| Records shown |
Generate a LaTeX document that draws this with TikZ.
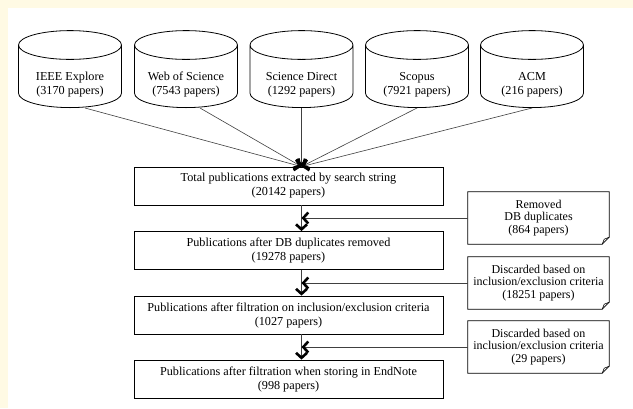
\documentclass[tikz,border=0pt]{standalone}
\usepackage{fontspec}
\setmainfont{Liberation Serif}
\usetikzlibrary{shapes.geometric,arrows.meta}

\definecolor{cream}{RGB}{255,250,228}

\tikzset{
  db/.style={cylinder, shape border rotate=90, draw, line width=0.8pt, aspect=0.36,
    minimum width=103pt, minimum height=77pt, inner sep=0pt,
    text width=80pt, text height=9pt, text depth=17pt, label={[dbtext]center:#1}},
  dbtext/.style={align=center, yshift=-8pt, inner sep=0pt,
    font=\fontsize{12.2}{14}\selectfont},
  stage/.style={rectangle, draw, line width=0.8pt, minimum width=309pt,
    minimum height=38pt, align=center, font=\fontsize{12.2}{14}\selectfont},
  note/.style={rectangle, minimum width=141pt, minimum height=52pt, align=center,
    font=\fontsize{12}{12.4}\selectfont},
  flow/.style={line width=0.6pt, draw=black!75,
    -{Straight Barb[length=5pt, width=11pt, line width=2.6pt, black]}},
}

\begin{document}
\begin{tikzpicture}[x=1pt, y=-1pt]
  \fill[cream] (0,0) rectangle (633,408);
  \fill[white] (8,8) rectangle (633,408);
  \useasboundingbox (0,0) rectangle (633,408);

  % databases
  \node[db={IEEE Explore\\(3170 papers)}]   (c1) at (70,76.5)    {};
  \node[db={Web of Science\\(7543 papers)}] (c2) at (186,76.5)   {};
  \node[db={Science Direct\\(1292 papers)}] (c3) at (301.5,76.5) {};
  \node[db={Scopus\\(7921 papers)}]         (c4) at (417,76.5)   {};
  \node[db={ACM\\(216 papers)}]             (c5) at (532,76.5)   {};

  % stages
  \node[stage] (b1) at (288.5,186)   {Total publications extracted by search string\\(20142 papers)};
  \node[stage] (b2) at (288.5,250.5) {Publications after DB duplicates removed\\(19278 papers)};
  \node[stage] (b3) at (288.5,315)   {Publications after filtration on inclusion/exclusion criteria\\(1027 papers)};
  \node[stage] (b4) at (288.5,379)   {Publications after filtration when storing in EndNote\\(998 papers)};

  % removed papers
  \node[note] (n1) at (538.5,218) {Removed\\DB duplicates\\(864 papers)};
  \node[note] (n2) at (538.5,283) {Discarded based on\\inclusion/exclusion criteria\\(18251 papers)};
  \node[note] (n3) at (538.5,347) {Discarded based on\\inclusion/exclusion criteria\\(29 papers)};
  \foreach \n in {n1,n2,n3} {
    \draw[line width=0.8pt] (\n.north west) -- (\n.north east)
      -- ([yshift=7pt]\n.south east) -- ([xshift=-7pt]\n.south east)
      -- (\n.south west) -- cycle;
    \draw[line width=0.6pt] ([xshift=-7pt]\n.south east)
      -- ([xshift=-5pt,yshift=5pt]\n.south east) -- ([yshift=7pt]\n.south east);
  }

  \coordinate (hub) at (b1.north -| c3);
  \draw[flow] ([xshift=15pt]c1.south) -- (hub);
  \draw[flow] ([xshift=14pt]c2.south) -- (hub);
  \draw[flow] (c3.south) -- (hub);
  \draw[flow] (c4.south) -- (hub);
  \draw[flow] (c5.south) -- (hub);

  \draw[flow] (b1.south -| c3) -- (b2.north -| c3);
  \draw[flow] (b2.south -| c3) -- (b3.north -| c3);
  \draw[flow] (b3.south -| c3) -- (b4.north -| c3);

  \draw[flow] (n1.west) -- (n1.west -| c3);
  \draw[flow] (n2.west) -- (n2.west -| c3);
  \draw[flow] (n3.west) -- (n3.west -| c3);
\end{tikzpicture}
\end{document}
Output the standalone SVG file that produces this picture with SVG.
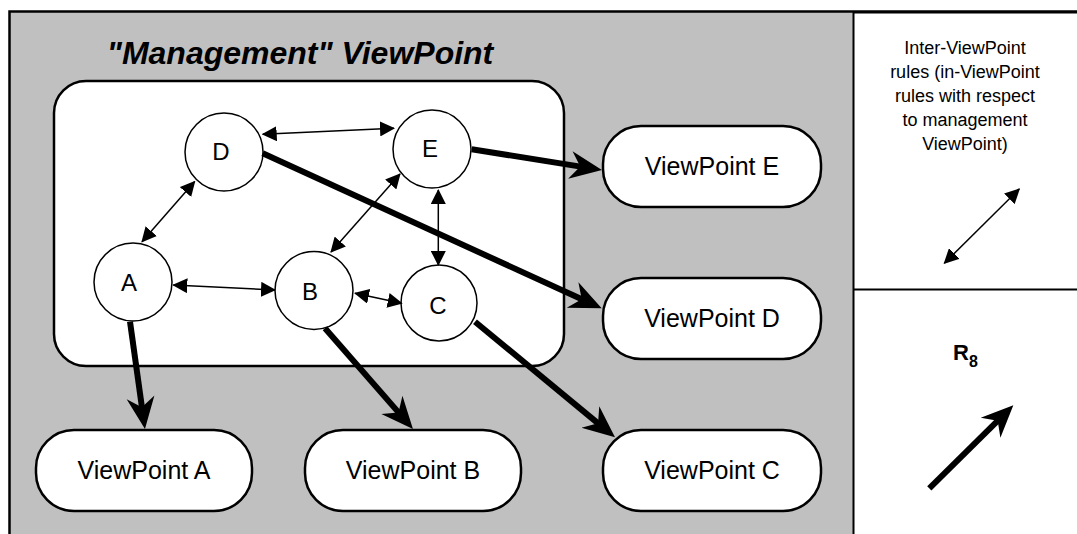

| Exercise aim |
With the pictures omitted, reproduce the records in full and exactly.

| Response to the task |
Generate a LaTeX document that draws this with TikZ.
\documentclass[tikz,border=0pt]{standalone}
\usepackage{fontspec}
\setmainfont{Liberation Serif}
\usetikzlibrary{shapes.geometric,arrows.meta}

\definecolor{cream}{RGB}{255,250,228}

\tikzset{
  db/.style={cylinder, shape border rotate=90, draw, line width=0.8pt, aspect=0.36,
    minimum width=103pt, minimum height=77pt, inner sep=0pt,
    text width=80pt, text height=9pt, text depth=17pt, label={[dbtext]center:#1}},
  dbtext/.style={align=center, yshift=-8pt, inner sep=0pt,
    font=\fontsize{12.2}{14}\selectfont},
  stage/.style={rectangle, draw, line width=0.8pt, minimum width=309pt,
    minimum height=38pt, align=center, font=\fontsize{12.2}{14}\selectfont},
  note/.style={rectangle, minimum width=141pt, minimum height=52pt, align=center,
    font=\fontsize{12}{12.4}\selectfont},
  flow/.style={line width=0.6pt, draw=black!75,
    -{Straight Barb[length=5pt, width=11pt, line width=2.6pt, black]}},
}

\begin{document}
\begin{tikzpicture}[x=1pt, y=-1pt]
  \fill[cream] (0,0) rectangle (633,408);
  \fill[white] (8,8) rectangle (633,408);
  \useasboundingbox (0,0) rectangle (633,408);

  % databases
  \node[db={IEEE Explore\\(3170 papers)}]   (c1) at (70,76.5)    {};
  \node[db={Web of Science\\(7543 papers)}] (c2) at (186,76.5)   {};
  \node[db={Science Direct\\(1292 papers)}] (c3) at (301.5,76.5) {};
  \node[db={Scopus\\(7921 papers)}]         (c4) at (417,76.5)   {};
  \node[db={ACM\\(216 papers)}]             (c5) at (532,76.5)   {};

  % stages
  \node[stage] (b1) at (288.5,186)   {Total publications extracted by search string\\(20142 papers)};
  \node[stage] (b2) at (288.5,250.5) {Publications after DB duplicates removed\\(19278 papers)};
  \node[stage] (b3) at (288.5,315)   {Publications after filtration on inclusion/exclusion criteria\\(1027 papers)};
  \node[stage] (b4) at (288.5,379)   {Publications after filtration when storing in EndNote\\(998 papers)};

  % removed papers
  \node[note] (n1) at (538.5,218) {Removed\\DB duplicates\\(864 papers)};
  \node[note] (n2) at (538.5,283) {Discarded based on\\inclusion/exclusion criteria\\(18251 papers)};
  \node[note] (n3) at (538.5,347) {Discarded based on\\inclusion/exclusion criteria\\(29 papers)};
  \foreach \n in {n1,n2,n3} {
    \draw[line width=0.8pt] (\n.north west) -- (\n.north east)
      -- ([yshift=7pt]\n.south east) -- ([xshift=-7pt]\n.south east)
      -- (\n.south west) -- cycle;
    \draw[line width=0.6pt] ([xshift=-7pt]\n.south east)
      -- ([xshift=-5pt,yshift=5pt]\n.south east) -- ([yshift=7pt]\n.south east);
  }

  \coordinate (hub) at (b1.north -| c3);
  \draw[flow] ([xshift=15pt]c1.south) -- (hub);
  \draw[flow] ([xshift=14pt]c2.south) -- (hub);
  \draw[flow] (c3.south) -- (hub);
  \draw[flow] (c4.south) -- (hub);
  \draw[flow] (c5.south) -- (hub);

  \draw[flow] (b1.south -| c3) -- (b2.north -| c3);
  \draw[flow] (b2.south -| c3) -- (b3.north -| c3);
  \draw[flow] (b3.south -| c3) -- (b4.north -| c3);

  \draw[flow] (n1.west) -- (n1.west -| c3);
  \draw[flow] (n2.west) -- (n2.west -| c3);
  \draw[flow] (n3.west) -- (n3.west -| c3);
\end{tikzpicture}
\end{document}
Output the standalone SVG file that produces this picture with SVG.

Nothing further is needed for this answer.